- _Given data_
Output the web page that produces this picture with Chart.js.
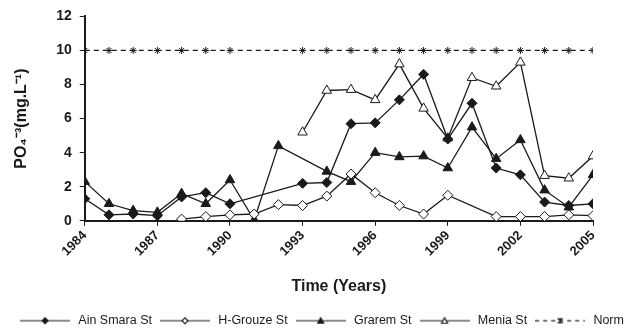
<!DOCTYPE html>
<html>
<head>
<meta charset="utf-8">
<script src="https://cdn.jsdelivr.net/npm/chart.js@4.4.1/dist/chart.umd.min.js"></script>
<style>
  html, body { margin: 0; padding: 0; background: #fff; }
  #wrap { width: 630px; height: 329px; }
</style>
</head>
<body>
<div id="wrap"><canvas id="po4Chart" width="630" height="329"></canvas></div>
<script>
  // PO4 concentration by station, 1984-2005
  const years = [1984, 1985, 1986, 1987, 1988, 1989, 1990, 1991, 1992, 1993, 1994,
                 1995, 1996, 1997, 1998, 1999, 2000, 2001, 2002, 2003, 2004, 2005];
  const ainSmara = [1.3, 0.35, 0.4, 0.3, 1.4, 1.65, 1.0, null, null, 2.2, 2.25,
                    5.7, 5.75, 7.1, 8.6, 4.8, 6.9, 3.1, 2.7, 1.1, 0.9, 1.0];
  const hGrouze = [null, null, null, null, 0.1, 0.25, 0.35, 0.4, 0.95, 0.9, 1.45,
                   2.75, 1.65, 0.9, 0.4, 1.5, null, 0.25, 0.25, 0.25, 0.35, 0.3];
  const grarem = [2.3, 1.0, 0.6, 0.5, 1.6, 1.0, 2.4, 0.05, 4.4, null, 2.9,
                  2.3, 4.0, 3.75, 3.8, 3.1, 5.5, 3.65, 4.75, 1.8, 0.8, 2.7];
  const menia = [null, null, null, null, null, null, null, null, null, 5.2, 7.65,
                 7.7, 7.1, 9.2, 6.6, 4.85, 8.4, 7.9, 9.3, 2.65, 2.5, 3.8];
  const norm = [10, 10, 10, 10, 10, 10, 10, null, null, 10, 10,
                10, 10, 10, 10, 10, 10, 10, 10, 10, 10, 10];

  const yTicks = [0, 2, 4, 6, 8, 10, 12];
  const seriesNames = ['Ain Smara St', 'H-Grouze St', 'Grarem St', 'Menia St', 'Norm'];

  const ink = '#1a1a1a';

  function toPoints(values) {
    return years.map((yr, i) => ({ x: yr, y: values[i] }));
  }

  // little line+marker picture used as the legend symbol
  function legendSymbol(kind, filled, dashed) {
    const c = document.createElement('canvas');
    c.width = 50; c.height = 10;
    const ctx = c.getContext('2d');
    ctx.strokeStyle = ink;
    ctx.lineWidth = 1.2;
    if (dashed) ctx.setLineDash([4, 4]);
    ctx.beginPath(); ctx.moveTo(0, 5); ctx.lineTo(50, 5); ctx.stroke();
    ctx.setLineDash([]);
    ctx.fillStyle = filled ? ink : '#fff';
    ctx.beginPath();
    if (kind === 'diamond') {
      ctx.moveTo(25, 2); ctx.lineTo(28, 5); ctx.lineTo(25, 8); ctx.lineTo(22, 5); ctx.closePath();
      ctx.fill(); ctx.stroke();
    } else if (kind === 'triangle') {
      ctx.moveTo(25, 2); ctx.lineTo(28, 7.5); ctx.lineTo(22, 7.5); ctx.closePath();
      ctx.fill(); ctx.stroke();
    } else {
      ctx.moveTo(22.5, 2.5); ctx.lineTo(27.5, 7.5);
      ctx.moveTo(27.5, 2.5); ctx.lineTo(22.5, 7.5);
      ctx.moveTo(25, 2); ctx.lineTo(25, 8);
      ctx.stroke();
    }
    return c;
  }

  const symbols = [
    legendSymbol('diamond', true, false),
    legendSymbol('diamond', false, false),
    legendSymbol('triangle', true, false),
    legendSymbol('triangle', false, false),
    legendSymbol('star', false, true)
  ];

  function lineSet(label, values, style, fill, radius) {
    return {
      label,
      data: toPoints(values),
      borderColor: ink,
      borderWidth: 1.3,
      pointStyle: style,
      pointRadius: radius,
      pointBackgroundColor: fill,
      pointBorderColor: ink,
      pointBorderWidth: 1,
      spanGaps: true,
      tension: 0
    };
  }

  const datasets = [
    lineSet(seriesNames[0], ainSmara, 'rectRot', ink, 5),
    lineSet(seriesNames[1], hGrouze, 'rectRot', '#fff', 5),
    lineSet(seriesNames[2], grarem, 'triangle', ink, 5.5),
    lineSet(seriesNames[3], menia, 'triangle', '#fff', 5.5),
    Object.assign(lineSet(seriesNames[4], norm, 'star', '#fff', 3.5), { borderDash: [5, 4], borderWidth: 1.2 })
  ];

  Chart.defaults.font.family = 'Arial, "Liberation Sans", sans-serif';
  Chart.defaults.color = ink;

  new Chart(document.getElementById('po4Chart'), {
    type: 'line',
    data: { datasets },
    options: {
      responsive: false,
      animation: false,
      layout: { padding: { left: 12, right: 0, top: 10, bottom: -8 } },
      plugins: {
        tooltip: { enabled: false },
        legend: {
          position: 'bottom',
          labels: {
            usePointStyle: true,
            pointStyleWidth: 54,
            padding: 6,
            font: { size: 12.5 },
            color: ink,
            generateLabels(chart) {
              const base = Chart.defaults.plugins.legend.labels.generateLabels(chart);
              return base.map((item, i) => Object.assign(item, { pointStyle: symbols[i] }));
            }
          }
        }
      },
      scales: {
        x: {
          type: 'linear',
          min: years[0],
          max: years[years.length - 1],
          ticks: {
            stepSize: 3,
            minRotation: 45,
            maxRotation: 45,
            font: { size: 13, weight: 'bold' },
            color: ink,
            padding: 2,
            callback: v => String(v)
          },
          grid: { display: true, drawOnChartArea: false, color: ink, tickLength: 5 },
          border: { display: true, color: ink, width: 2 },
          title: {
            display: true,
            text: 'Time (Years)',
            font: { size: 16, weight: 'bold' },
            color: ink,
            padding: { top: 16, bottom: 12 }
          }
        },
        y: {
          min: 0,
          max: 12,
          afterBuildTicks(axis) { axis.ticks = yTicks.map(v => ({ value: v })); },
          ticks: { font: { size: 14, weight: 'bold' }, color: ink, padding: 8 },
          grid: { display: true, drawOnChartArea: false, color: ink, tickLength: 5 },
          border: { display: true, color: ink, width: 2 },
          title: {
            display: true,
            text: 'PO\u2084\u207B\u00B3(mg.L\u207B\u00B9)',
            font: { size: 16, weight: 'bold' },
            color: ink,
            padding: { top: 0, bottom: 17 }
          }
        },
        // empty right-hand axis that only keeps the right margin
        yRight: {
          position: 'right',
          display: true,
          grid: { display: false },
          border: { display: false },
          ticks: { display: false },
          afterFit(axis) { axis.width = 37; }
        }
      }
    }
  });
</script>
</body>
</html>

- _Task statement_
In the listing above, find the lines holding the word "that" and copy them.

- _Response_
Output the web page that produces this picture with Chart.js.
        // empty right-hand axis that only keeps the right margin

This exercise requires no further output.